Home | About | Sematext search-lucene.com search-hadoop.com
 Search Hadoop and all its subprojects:

Switch to Threaded View
HBase >> mail # user >> Replication not suited for intensive write applications?


Copy link to this message
-
Re: Replication not suited for intensive write applications?
Given that the region server writes to a single WAL at a time, doing
it with multiple threads might be hard. You also have to manage the
correct position up in ZK. It might be easier with multiple WALs.

In any case, Inserting at such date might not be doable over long
periods of time. How long were your benchmarks running for exactly?
(can't find it in your first email)

You could also fancy doing regular bulk loads (say, every 30 minutes)
and consider shipping the same files to the other cluster.
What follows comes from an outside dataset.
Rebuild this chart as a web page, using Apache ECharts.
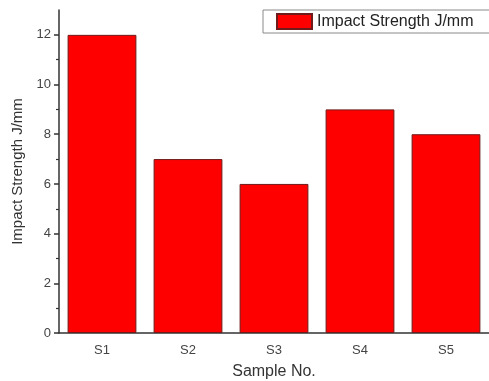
<!DOCTYPE html>
<html>
<head>
<meta charset="utf-8">
<script src="https://cdn.jsdelivr.net/npm/echarts@6/dist/echarts.min.js"></script>
<style>
  html, body { margin: 0; padding: 0; background: #fff; }
  #chart { width: 489px; height: 381px; }
</style>
</head>
<body>
<div id="chart"></div>
<script>
// Sample categories and measured impact strength (J/mm)
const samples = ['S1', 'S2', 'S3', 'S4', 'S5'];
const impactStrength = [12, 7, 6, 9, 8];
const majorTicks = [0, 2, 4, 6, 8, 10, 12];
const minorTicks = [1, 3, 5, 7, 9, 11];

const font = 'Liberation Sans, Arial, sans-serif';
const chart = echarts.init(document.getElementById('chart'));

chart.setOption({
  animation: false,
  backgroundColor: '#ffffff',
  grid: { left: 59, top: 10, right: 0, bottom: 48, containLabel: false, outerBoundsMode: 'none' },
  legend: {
    left: 263,
    top: 10,
    padding: [3, 200, 3, 13],
    borderColor: '#8a8a8a',
    borderWidth: 1,
    itemWidth: 35,
    itemHeight: 15,
    itemGap: 6,
    icon: 'rect',
    textStyle: { fontFamily: font, fontSize: 16, color: '#222' },
    data: ['Impact Strength J/mm']
  },
  xAxis: [
    {
      type: 'category',
      data: samples,
      name: 'Sample No.',
      nameLocation: 'middle',
      nameGap: 31,
      nameTextStyle: { fontFamily: font, fontSize: 16, color: '#333' },
      axisLine: { lineStyle: { color: '#333', width: 1.5 } },
      axisTick: { alignWithLabel: true, length: 5, lineStyle: { color: '#333', width: 1.5 } },
      axisLabel: { fontFamily: font, fontSize: 13, color: '#444', margin: 11 }
    },
    {
      type: 'category',
      data: samples,
      position: 'bottom',
      axisLine: { show: false },
      axisTick: { length: 3, lineStyle: { color: '#333', width: 1.2 } },
      axisLabel: { show: false }
    }
  ],
  yAxis: [
    {
      type: 'value',
      min: 0,
      max: 13,
      name: 'Impact Strength J/mm',
      nameLocation: 'middle',
      nameGap: 32,
      nameTextStyle: { fontFamily: font, fontSize: 15, color: '#333' },
      axisLine: { show: true, lineStyle: { color: '#333', width: 1.5 } },
      axisTick: { show: true, customValues: majorTicks, length: 5, lineStyle: { color: '#333', width: 1.5 } },
      axisLabel: { customValues: majorTicks, fontFamily: font, fontSize: 13, color: '#444', margin: 8 },
      splitLine: { show: false }
    },
    {
      type: 'value',
      min: 0,
      max: 13,
      position: 'left',
      offset: 0,
      axisLine: { show: false },
      axisTick: { show: true, customValues: minorTicks, length: 3, lineStyle: { color: '#333', width: 1.2 } },
      axisLabel: { show: false },
      splitLine: { show: false }
    }
  ],
  series: [
    {
      name: 'Impact Strength J/mm',
      type: 'bar',
      xAxisIndex: 0,
      yAxisIndex: 0,
      data: impactStrength,
      barCategoryGap: '20%',
      itemStyle: { color: '#ff0000', borderColor: '#6e1b1b', borderWidth: 1 }
    }
  ]
});
</script>
</body>
</html>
Do you have a real use case in mind?

Thanks,

J-D

On Sat, Jun 22, 2013 at 11:33 PM, Asaf Mesika <[EMAIL PROTECTED]> wrote:
> bq. I'm not sure if it's really a problem tho.
>
> Let's the maximum throughput achieved by writing with k client threads is
> 30 MB/sec, where k = the number of region servers.
> If you are consistently writing to HBase more than 30 MB/sec  - lets say 40
> MB/sec with 2k threads - that you can't use HBase replication and must
> write your own solution.
>
> One way I started thinking about is to somehow declare that for a specific
> table, order of Puts is not important (say each write is unique), thus you
> can spawn multiple threads for replicating a WAL file.
>
>
>
>
> On Sat, Jun 22, 2013 at 12:18 AM, Jean-Daniel Cryans <[EMAIL PROTECTED]>wrote:
>
>> I think that the same way writing with more clients helped throughput,
>> writing with only 1 replication thread will hurt it. The clients in
>> both cases have to read something (a file from HDFS or the WAL) then
>> ship it, meaning that you can utilize the cluster better since a
>> single client isn't consistently writing.
>>
>> I agree with Asaf's assessment that it's possible that you can write
>> faster into HBase than you can replicate from it if your clients are
>> using the write buffers and have a bigger aggregate throughput than
>> replication's.
>>
>> I'm not sure if it's really a problem tho.
>>
>> J-D
>>
>> On Fri, Jun 21, 2013 at 3:05 PM, lars hofhansl <[EMAIL PROTECTED]> wrote:
>> > Hmm... Yes. Was worth a try :)  Should've checked and I even wrote that
>> part of the code.
>> >
>> > I have no good explanation then, and also no good suggestion about how
>> to improve this.
>> >
>> >
>> >
>> > ________________________________
>> >  From: Asaf Mesika <[EMAIL PROTECTED]>
>> > To: "[EMAIL PROTECTED]" <[EMAIL PROTECTED]>; lars hofhansl <
>> [EMAIL PROTECTED]>
>> > Sent: Friday, June 21, 2013 5:50 AM
>> > Subject: Re: Replication not suited for intensive write applications?
>> >
>> >
>> > On Fri, Jun 21, 2013 at 2:38 PM, lars hofhansl <[EMAIL PROTECTED]> wrote:
>> >
>> >> Another thought...
>> >>
>> >> I assume you only write to a single table, right? How large are your
>> rows
>> >> on average?
>> >>
>> >> I'm writing to 2 tables: Avg row size for 1st table is 1500 bytes, and
>> the
>> > seconds around is around 800 bytes
>> >
>> >>
>> >> Replication will send 64mb blocks by default (or 25000 edits, whatever
>> is
>> >> smaller). The default HTable buffer is 2mb only, so the slave RS
>> receiving
>> >> a block of edits (assuming it is a full block), has to do 32 rounds of
>> >> splitting the edits per region in order to apply them.
>> >>
>> >> In the ReplicationSink.java (0.94.6) I see that HTable.batch() is used,
>> > which writes directly to RS without buffers?
>> >
>> >   private void batch(byte[] tableName, List<Row> rows) throws
>> IOException {
>> >
>> >     if (rows.isEmpty()) {
>> >
>> >       return;
>> >
>> >     }
>> >
>> >     HTableInterface table = null;
>> >
>> >     try {
>> >
>> >       table = new HTable(tableName, this.sharedHtableCon, this.
>> > sharedThreadPool);
>> >
>> >       table.batch(rows);
>> >
>> >       this.metrics.appliedOpsRate.inc(rows.size());
>> >
>> >     } catch (InterruptedException ix) {
>> >
>> >       throw new IOException(ix);
>> >
>> >     } finally {
>> >
>> >       if (table != null) {
>> >
>> >         table.close();
>> >
>> >       }
>> >
>> >     }
>> >
>> >   }
>> >
>> >
>> >
>> >>